Danaos Shipping reported that on that day, the excessive listing despite inclement weather resulted in several containers damaged and lost. The number of lost containers was about 40, but Danaos has not yet confirmed the exact number.
The Zim Kingston carried more than 52 tons of xanthates, including potassium amyl xanthate. According to Canada’s CBC, the US government classifies the compound as flammable. Potassium amyl xanthate is believed to be harmful to marine life.
Attempts to fix the problem
After the incident, the company immediately notified the local port authorities to issue a warning to vessels in this area.
The captain released an order to evacuate all crew under the assistance of the local coast guard. Authorities have established an emergency zone within 1,600 meters around the ship.
Canadian officials said that due to the chemicals on board, rescue forces could not spray water directly on the ship.
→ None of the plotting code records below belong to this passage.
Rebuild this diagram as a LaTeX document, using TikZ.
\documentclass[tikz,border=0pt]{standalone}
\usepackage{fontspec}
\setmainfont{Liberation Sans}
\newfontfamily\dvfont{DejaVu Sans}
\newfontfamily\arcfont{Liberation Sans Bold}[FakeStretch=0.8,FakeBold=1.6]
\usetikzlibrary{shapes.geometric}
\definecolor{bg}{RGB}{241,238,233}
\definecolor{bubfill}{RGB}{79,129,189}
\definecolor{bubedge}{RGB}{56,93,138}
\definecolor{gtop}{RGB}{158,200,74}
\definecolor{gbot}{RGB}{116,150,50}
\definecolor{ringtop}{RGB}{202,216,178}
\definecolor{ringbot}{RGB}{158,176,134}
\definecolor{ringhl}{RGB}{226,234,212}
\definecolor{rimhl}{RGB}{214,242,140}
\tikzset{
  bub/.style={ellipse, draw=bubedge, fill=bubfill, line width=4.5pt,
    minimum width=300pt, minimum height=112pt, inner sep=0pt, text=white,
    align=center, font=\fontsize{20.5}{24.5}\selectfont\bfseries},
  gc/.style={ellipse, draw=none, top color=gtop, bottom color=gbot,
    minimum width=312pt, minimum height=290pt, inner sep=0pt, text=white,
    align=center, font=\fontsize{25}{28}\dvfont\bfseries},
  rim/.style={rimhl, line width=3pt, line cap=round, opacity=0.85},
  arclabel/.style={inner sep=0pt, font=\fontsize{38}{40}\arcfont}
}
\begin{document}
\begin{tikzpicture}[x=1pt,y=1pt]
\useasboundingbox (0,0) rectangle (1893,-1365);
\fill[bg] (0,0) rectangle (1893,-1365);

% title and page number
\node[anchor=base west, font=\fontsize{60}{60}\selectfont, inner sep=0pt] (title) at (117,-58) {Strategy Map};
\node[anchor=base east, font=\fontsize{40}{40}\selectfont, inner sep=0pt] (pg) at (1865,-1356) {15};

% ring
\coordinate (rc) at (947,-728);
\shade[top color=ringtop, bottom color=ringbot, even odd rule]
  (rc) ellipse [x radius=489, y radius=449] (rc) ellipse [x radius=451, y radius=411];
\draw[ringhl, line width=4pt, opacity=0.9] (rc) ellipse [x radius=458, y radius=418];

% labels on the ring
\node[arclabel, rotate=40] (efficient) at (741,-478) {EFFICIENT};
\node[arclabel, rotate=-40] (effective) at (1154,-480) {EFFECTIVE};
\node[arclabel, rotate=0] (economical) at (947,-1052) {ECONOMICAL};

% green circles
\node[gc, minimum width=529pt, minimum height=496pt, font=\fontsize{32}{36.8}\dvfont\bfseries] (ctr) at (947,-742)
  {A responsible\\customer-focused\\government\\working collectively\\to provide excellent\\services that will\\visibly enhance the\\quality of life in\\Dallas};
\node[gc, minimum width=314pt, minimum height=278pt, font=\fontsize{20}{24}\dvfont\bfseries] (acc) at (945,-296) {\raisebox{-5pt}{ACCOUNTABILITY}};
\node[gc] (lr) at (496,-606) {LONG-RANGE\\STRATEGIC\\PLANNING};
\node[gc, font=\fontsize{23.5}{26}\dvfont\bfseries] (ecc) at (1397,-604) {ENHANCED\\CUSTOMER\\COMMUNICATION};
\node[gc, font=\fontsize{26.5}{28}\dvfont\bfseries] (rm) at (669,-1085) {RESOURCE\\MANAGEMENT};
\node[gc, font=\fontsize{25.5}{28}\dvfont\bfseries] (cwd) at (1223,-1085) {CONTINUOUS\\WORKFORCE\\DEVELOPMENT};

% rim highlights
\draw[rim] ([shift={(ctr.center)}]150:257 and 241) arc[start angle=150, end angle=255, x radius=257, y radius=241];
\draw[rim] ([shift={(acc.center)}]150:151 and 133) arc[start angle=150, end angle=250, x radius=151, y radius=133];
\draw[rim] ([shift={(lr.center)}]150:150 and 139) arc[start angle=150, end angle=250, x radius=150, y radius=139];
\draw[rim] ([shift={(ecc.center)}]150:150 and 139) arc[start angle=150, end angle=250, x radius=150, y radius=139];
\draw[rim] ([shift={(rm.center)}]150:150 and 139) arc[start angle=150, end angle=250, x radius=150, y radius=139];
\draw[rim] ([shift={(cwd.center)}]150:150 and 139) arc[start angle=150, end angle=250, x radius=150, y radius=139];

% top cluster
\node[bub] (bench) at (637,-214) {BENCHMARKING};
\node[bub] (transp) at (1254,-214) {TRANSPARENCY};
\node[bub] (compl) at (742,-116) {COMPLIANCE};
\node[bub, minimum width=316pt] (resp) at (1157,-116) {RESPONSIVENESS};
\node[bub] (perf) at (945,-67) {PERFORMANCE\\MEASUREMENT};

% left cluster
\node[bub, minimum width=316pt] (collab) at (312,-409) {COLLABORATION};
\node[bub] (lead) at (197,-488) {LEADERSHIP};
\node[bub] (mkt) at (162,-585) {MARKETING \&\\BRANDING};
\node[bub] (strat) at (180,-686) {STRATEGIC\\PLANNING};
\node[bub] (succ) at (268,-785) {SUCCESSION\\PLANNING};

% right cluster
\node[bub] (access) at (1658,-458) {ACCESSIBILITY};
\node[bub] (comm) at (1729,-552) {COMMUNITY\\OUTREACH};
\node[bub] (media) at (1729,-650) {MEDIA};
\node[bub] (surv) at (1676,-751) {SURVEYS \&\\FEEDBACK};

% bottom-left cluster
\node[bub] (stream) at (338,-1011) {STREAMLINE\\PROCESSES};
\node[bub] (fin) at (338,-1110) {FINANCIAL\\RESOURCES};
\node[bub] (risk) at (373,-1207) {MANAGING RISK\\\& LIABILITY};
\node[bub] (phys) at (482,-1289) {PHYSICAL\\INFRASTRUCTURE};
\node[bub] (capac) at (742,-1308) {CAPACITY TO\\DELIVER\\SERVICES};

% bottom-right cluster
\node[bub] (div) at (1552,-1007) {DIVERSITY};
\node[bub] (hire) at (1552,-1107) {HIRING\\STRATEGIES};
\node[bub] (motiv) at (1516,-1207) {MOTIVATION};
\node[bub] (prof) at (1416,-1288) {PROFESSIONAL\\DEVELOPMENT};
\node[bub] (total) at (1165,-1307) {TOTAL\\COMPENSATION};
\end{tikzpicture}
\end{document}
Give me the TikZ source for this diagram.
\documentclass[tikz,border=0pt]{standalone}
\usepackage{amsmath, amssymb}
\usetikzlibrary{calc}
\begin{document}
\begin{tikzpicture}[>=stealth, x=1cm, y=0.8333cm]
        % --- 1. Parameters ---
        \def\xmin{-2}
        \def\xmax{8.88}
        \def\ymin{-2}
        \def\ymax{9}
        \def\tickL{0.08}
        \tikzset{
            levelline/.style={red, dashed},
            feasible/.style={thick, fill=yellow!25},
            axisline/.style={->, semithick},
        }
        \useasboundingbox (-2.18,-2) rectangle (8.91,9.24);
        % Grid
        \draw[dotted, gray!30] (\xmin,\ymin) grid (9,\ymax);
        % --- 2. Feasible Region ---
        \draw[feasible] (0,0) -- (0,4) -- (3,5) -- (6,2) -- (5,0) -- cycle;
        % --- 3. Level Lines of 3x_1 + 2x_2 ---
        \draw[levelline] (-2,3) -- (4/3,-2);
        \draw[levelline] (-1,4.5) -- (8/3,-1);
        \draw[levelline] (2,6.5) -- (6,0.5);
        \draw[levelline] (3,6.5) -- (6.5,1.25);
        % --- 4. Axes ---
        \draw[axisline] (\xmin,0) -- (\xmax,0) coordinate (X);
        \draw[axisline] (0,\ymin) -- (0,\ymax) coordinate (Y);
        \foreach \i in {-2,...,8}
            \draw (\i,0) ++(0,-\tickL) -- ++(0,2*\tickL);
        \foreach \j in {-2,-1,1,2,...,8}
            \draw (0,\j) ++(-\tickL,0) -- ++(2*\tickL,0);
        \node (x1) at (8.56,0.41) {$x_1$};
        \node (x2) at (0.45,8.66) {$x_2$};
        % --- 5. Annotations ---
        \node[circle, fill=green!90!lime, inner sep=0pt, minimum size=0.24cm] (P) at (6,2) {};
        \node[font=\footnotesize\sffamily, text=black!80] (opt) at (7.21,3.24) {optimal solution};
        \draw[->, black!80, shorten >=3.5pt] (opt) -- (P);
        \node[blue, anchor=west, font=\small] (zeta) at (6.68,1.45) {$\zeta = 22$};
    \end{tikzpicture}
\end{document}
Instead, the tugs sprayed water around to prevent the fire from spreading.
In the latest update, ZIM said the fire-fighting tugboats continued to operate and additional experts and firefighters would soon be on board to assist in case of favourable weather.
Meanwhile, another team of experts was preparing to be onboard and assess the condition of the ship and cargo.
“Danaos’ goal is to ensure that the fire is completely under control and that there is no possibility of another fire on the ship”, company spokesman announced.